The downward pressures continued on the gold market after it rose in the wake of the sharp inflation report from the United States of America, as investors once again turned to the dollar as a safe haven asset. Bullion on Wednesday bucked a downward trend that had seen it decline for four consecutive weeks after data showed that US inflation rose last month to a four-decade high, up 9.1% from a year earlier. The price of XAU/USD gold moved to the level of $1745 an ounce before settling around the level of $1725 an ounce as investors are betting that the Federal Reserve is likely to raise US interest rates by 100 basis points when it meets on July 26-27, a move that would enhance the chances of entering a recession in the largest economy in the world.
By Thursday, investors had digested the inflation news and once again moved away from gold to the dollar as a hedge, according to David Lennox, resource analyst at Fat Prophets. “We really need to see a much lower US dollar for gold to get a sustained positive boost going forward,” he stated. “Investors are turning to the US currency more than bullion as a haven asset.” And this year, gold prices have been volatile as Russia’s invasion of Ukraine spurred a safe-haven rally to over $2,000 an ounce in March, only for the momentum to fade as growth and inflation expectations shift. In recent weeks, investors have cut their holdings in bullion-backed exchange-traded funds.

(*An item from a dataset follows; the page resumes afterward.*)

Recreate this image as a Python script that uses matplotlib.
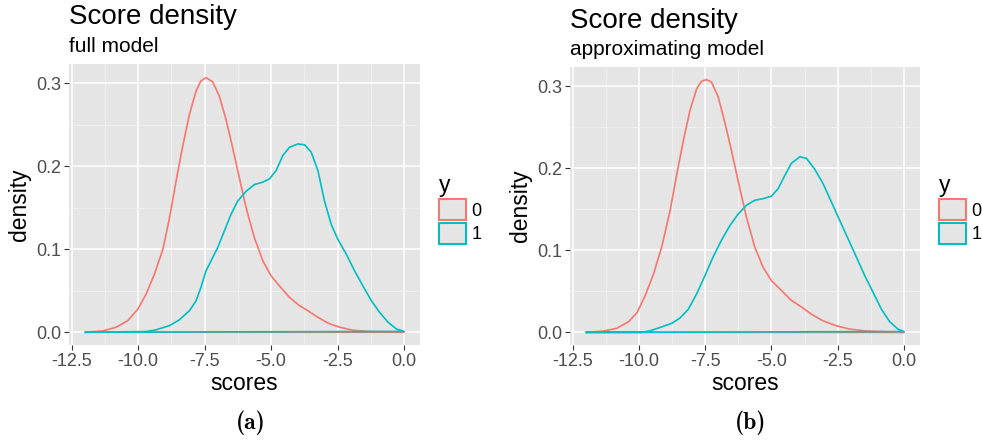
import matplotlib
matplotlib.use("Agg")
import matplotlib.pyplot as plt
from matplotlib.patches import Patch
from matplotlib.ticker import MultipleLocator, FormatStrFormatter

plt.rcParams['font.family'] = ['Liberation Sans', 'DejaVu Sans']

RED = '#F8766D'
TEAL = '#00BFC4'

# full model, y = 0
a0_x = [-12.0, -11.33, -10.83, -10.39, -10.01, -9.7, -9.39, -9.07, -8.82, -8.57, -8.32,
        -8.07, -7.82, -7.64, -7.45, -7.2, -6.95, -6.7, -6.45, -6.2, -5.94, -5.63, -5.31,
        -5.0, -4.69, -4.31, -3.93, -3.62, -3.24, -2.86, -2.42, -1.92, -1.29, 0.0]
a0_y = [0.0, 0.0016, 0.006, 0.014, 0.028, 0.046, 0.07, 0.1, 0.138, 0.183, 0.225,
        0.263, 0.291, 0.303, 0.307, 0.302, 0.285, 0.257, 0.223, 0.187, 0.15, 0.114, 0.086,
        0.068, 0.056, 0.042, 0.032, 0.026, 0.018, 0.011, 0.006, 0.0024, 0.0008, 0.0]
# full model, y = 1
a1_x = [-12.0, -9.7, -9.32, -8.82, -8.45, -8.07, -7.82, -7.64, -7.45, -7.26, -7.01,
        -6.76, -6.51, -6.26, -5.94, -5.63, -5.31, -5.06, -4.81, -4.56, -4.31, -4.0,
        -3.74, -3.49, -3.24, -2.99, -2.74, -2.49, -2.17, -1.86, -1.55, -1.23, -0.92,
        -0.6, -0.29, 0.0]
a1_y = [0.0, 0.0008, 0.003, 0.008, 0.015, 0.026, 0.038, 0.054, 0.074, 0.086, 0.102,
        0.122, 0.142, 0.158, 0.17, 0.178, 0.181, 0.185, 0.195, 0.213, 0.223, 0.227,
        0.226, 0.217, 0.195, 0.158, 0.13, 0.112, 0.094, 0.074, 0.056, 0.038, 0.024,
        0.012, 0.004, 0.001]

# approximating model, y = 0
b0_x = [-12.0, -11.33, -10.83, -10.39, -10.07, -9.76, -9.45, -9.14, -8.82, -8.57, -8.32,
        -8.07, -7.82, -7.64, -7.45, -7.26, -7.01, -6.76, -6.51, -6.26, -5.94, -5.63,
        -5.31, -5.0, -4.62, -4.25, -3.87, -3.49, -3.05, -2.55, -2.05, -1.42, 0.0]
b0_y = [0.0, 0.0016, 0.005, 0.013, 0.024, 0.045, 0.071, 0.104, 0.149, 0.193, 0.234,
        0.271, 0.297, 0.306, 0.308, 0.305, 0.287, 0.256, 0.222, 0.185, 0.14, 0.104,
        0.079, 0.063, 0.051, 0.039, 0.031, 0.022, 0.014, 0.008, 0.004, 0.0016, 0.0]
# approximating model, y = 1
b1_x = [-12.0, -9.89, -9.57, -9.2, -8.76, -8.45, -8.14, -7.82, -7.51, -7.2, -6.89,
        -6.57, -6.26, -5.94, -5.63, -5.31, -5.0, -4.75, -4.5, -4.25, -3.93, -3.68,
        -3.37, -3.05, -2.74, -2.42, -2.11, -1.8, -1.48, -1.17, -0.85, -0.54, -0.23, 0.0]
b1_y = [0.0, 0.0, 0.002, 0.006, 0.011, 0.0175, 0.028, 0.047, 0.069, 0.092, 0.112,
        0.13, 0.144, 0.155, 0.161, 0.163, 0.166, 0.175, 0.191, 0.206, 0.214, 0.212,
        0.199, 0.181, 0.159, 0.136, 0.114, 0.092, 0.069, 0.049, 0.028, 0.013, 0.004, 0.001]

subtitles = ['full model', 'approximating model']
captions = ['(a)', '(b)']
groups = ['0', '1']

fig = plt.figure(figsize=(9.82, 4.4), dpi=100)
axes = [fig.add_axes([0.0703, 0.2159, 0.3574, 0.6386]),
        fig.add_axes([0.5804, 0.2159, 0.3564, 0.6318])]
panels = [[(a0_x, a0_y), (a1_x, a1_y)], [(b0_x, b0_y), (b1_x, b1_y)]]
legend_x = [443 / 982, 943 / 982]
caption_x = [251 / 982, 751 / 982]

for i, ax in enumerate(axes):
    ax.set_facecolor('#E5E5E5')
    for (xs, ys), col in zip(panels[i], [RED, TEAL]):
        ax.fill(xs, ys, facecolor='none', edgecolor=col, lw=1.2, zorder=3,
                joinstyle='round')
    ax.set_xlim(-12.6, 0.6)
    ax.set_ylim(-0.0154, 0.3234)
    ax.xaxis.set_major_locator(MultipleLocator(2.5))
    ax.xaxis.set_minor_locator(MultipleLocator(1.25))
    ax.yaxis.set_major_locator(MultipleLocator(0.1))
    ax.yaxis.set_minor_locator(MultipleLocator(0.05))
    ax.xaxis.set_major_formatter(FormatStrFormatter('%.1f'))
    ax.yaxis.set_major_formatter(FormatStrFormatter('%.1f'))
    ax.grid(which='major', color='white', lw=1.1)
    ax.grid(which='minor', color='#F2F2F2', lw=0.55)
    ax.set_axisbelow(True)
    for s in ax.spines.values():
        s.set_visible(False)
    ax.tick_params(which='major', length=3.5, width=0.8, color='#333333',
                   labelsize=13, labelcolor='#4D4D4D', pad=2)
    ax.tick_params(which='minor', length=0)
    ax.set_xlabel('scores', fontsize=16.5, labelpad=2)
    ax.set_ylabel('density', fontsize=16.5, labelpad=4)
    ax.text(0, 1.12, 'Score density', transform=ax.transAxes, fontsize=20,
            ha='left', va='bottom')
    ax.text(0, 1.03, subtitles[i], transform=ax.transAxes, fontsize=15,
            ha='left', va='bottom')

    handles = [Patch(facecolor='#E5E5E5', edgecolor=c, lw=1.5) for c in [RED, TEAL]]
    leg = ax.legend(handles, groups, title='y', loc='upper left',
                    bbox_to_anchor=(legend_x[i] - 0.008, 1 - 170 / 440),
                    bbox_transform=fig.transFigure, frameon=False,
                    fontsize=13, title_fontsize=16.5, handlelength=1.5,
                    handleheight=1.4, handletextpad=0.3, labelspacing=0.15,
                    borderpad=0.2, borderaxespad=0)
    leg._legend_box.align = 'left'

    fig.text(caption_x[i], 0.039, captions[i], family='cmb10',
             ha='center', va='center', fontsize=17)

fig.savefig('out.png', dpi=100)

Inflation in the US accelerated in June more than expected, underlining the relentless price pressures that will keep the Federal Reserve on track to raise US interest rates again later this month. Labor Department data showed that the US consumer price index rose 9.1 percent from a year earlier in a broad-based advance, the largest gain since the end of 1981. The widely followed measure of inflation rose 1.3 percent from the previous month, the most since 2005, reflecting the rising costs of gasoline, shelter and food.
Economists had expected a 1.1 percent rise from May and an 8.8 percent year-on-year increase, based on Bloomberg survey averages. This was the fourth consecutive month that the annual number exceeded estimates. Hot inflation figures confirm that price pressures are spreading throughout the economy and continue to erode purchasing power and confidence. That will keep Fed officials on a tough policy track to curb demand, and add pressure on US President Joe Biden and Democrats in Congress whose support has waned ahead of the midterm elections.

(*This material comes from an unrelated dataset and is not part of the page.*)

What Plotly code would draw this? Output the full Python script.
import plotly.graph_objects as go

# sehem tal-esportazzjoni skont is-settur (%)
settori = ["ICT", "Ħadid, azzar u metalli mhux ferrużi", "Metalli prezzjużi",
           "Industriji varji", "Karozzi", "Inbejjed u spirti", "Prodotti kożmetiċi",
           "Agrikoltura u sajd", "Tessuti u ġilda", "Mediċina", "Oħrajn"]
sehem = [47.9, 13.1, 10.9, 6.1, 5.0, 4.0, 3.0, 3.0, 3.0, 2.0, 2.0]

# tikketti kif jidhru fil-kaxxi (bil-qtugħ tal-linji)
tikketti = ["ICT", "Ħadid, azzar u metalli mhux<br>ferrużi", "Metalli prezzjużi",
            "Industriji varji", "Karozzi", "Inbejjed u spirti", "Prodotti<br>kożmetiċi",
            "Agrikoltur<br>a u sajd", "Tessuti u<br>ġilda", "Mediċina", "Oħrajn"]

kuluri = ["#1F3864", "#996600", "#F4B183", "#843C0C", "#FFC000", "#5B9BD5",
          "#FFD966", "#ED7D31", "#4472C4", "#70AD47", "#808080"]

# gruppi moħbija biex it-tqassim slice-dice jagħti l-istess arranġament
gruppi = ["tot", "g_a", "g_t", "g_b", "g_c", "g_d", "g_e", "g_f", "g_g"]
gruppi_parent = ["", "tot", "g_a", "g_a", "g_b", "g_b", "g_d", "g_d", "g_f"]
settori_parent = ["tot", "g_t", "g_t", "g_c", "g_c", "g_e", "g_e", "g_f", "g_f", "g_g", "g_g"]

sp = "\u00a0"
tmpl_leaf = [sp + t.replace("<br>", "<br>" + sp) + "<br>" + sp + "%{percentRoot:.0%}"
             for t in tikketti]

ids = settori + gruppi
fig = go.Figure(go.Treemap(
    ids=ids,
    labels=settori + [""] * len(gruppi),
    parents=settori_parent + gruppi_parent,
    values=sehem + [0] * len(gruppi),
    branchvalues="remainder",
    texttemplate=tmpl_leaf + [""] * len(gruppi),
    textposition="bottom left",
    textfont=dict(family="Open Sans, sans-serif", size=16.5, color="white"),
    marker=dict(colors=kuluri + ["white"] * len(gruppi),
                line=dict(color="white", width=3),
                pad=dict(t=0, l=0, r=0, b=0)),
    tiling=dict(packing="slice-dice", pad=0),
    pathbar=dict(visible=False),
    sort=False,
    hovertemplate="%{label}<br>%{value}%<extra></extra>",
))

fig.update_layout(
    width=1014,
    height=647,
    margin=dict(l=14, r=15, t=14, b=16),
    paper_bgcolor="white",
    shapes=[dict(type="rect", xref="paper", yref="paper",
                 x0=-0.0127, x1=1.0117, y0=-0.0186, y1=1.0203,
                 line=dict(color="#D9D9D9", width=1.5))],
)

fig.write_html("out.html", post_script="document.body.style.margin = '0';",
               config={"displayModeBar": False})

So far, the general trend for the XAU/USD gold price is still bearish, and the bulls are waiting for the prices to return towards the psychological resistance of 1800 to return to the upside and change the current outlook. I still see that gold is buying from every bearish level, as despite the trend of global central banks, led by the US Federal Reserve, towards further tightening of their monetary policy, gold is gaining momentum from the continuation of global geopolitical tensions and the return of fears of the outbreak of the epidemic again, which may disturb the future of growth of the global economy and therefore a good environment for gold.
The closest support levels for gold are currently 1716, 1700 and 1685, respectively, which are sufficient levels to push the technical indicators towards oversold levels. The price of gold today will be affected by the price of the US dollar and the extent to which investors take risks or not.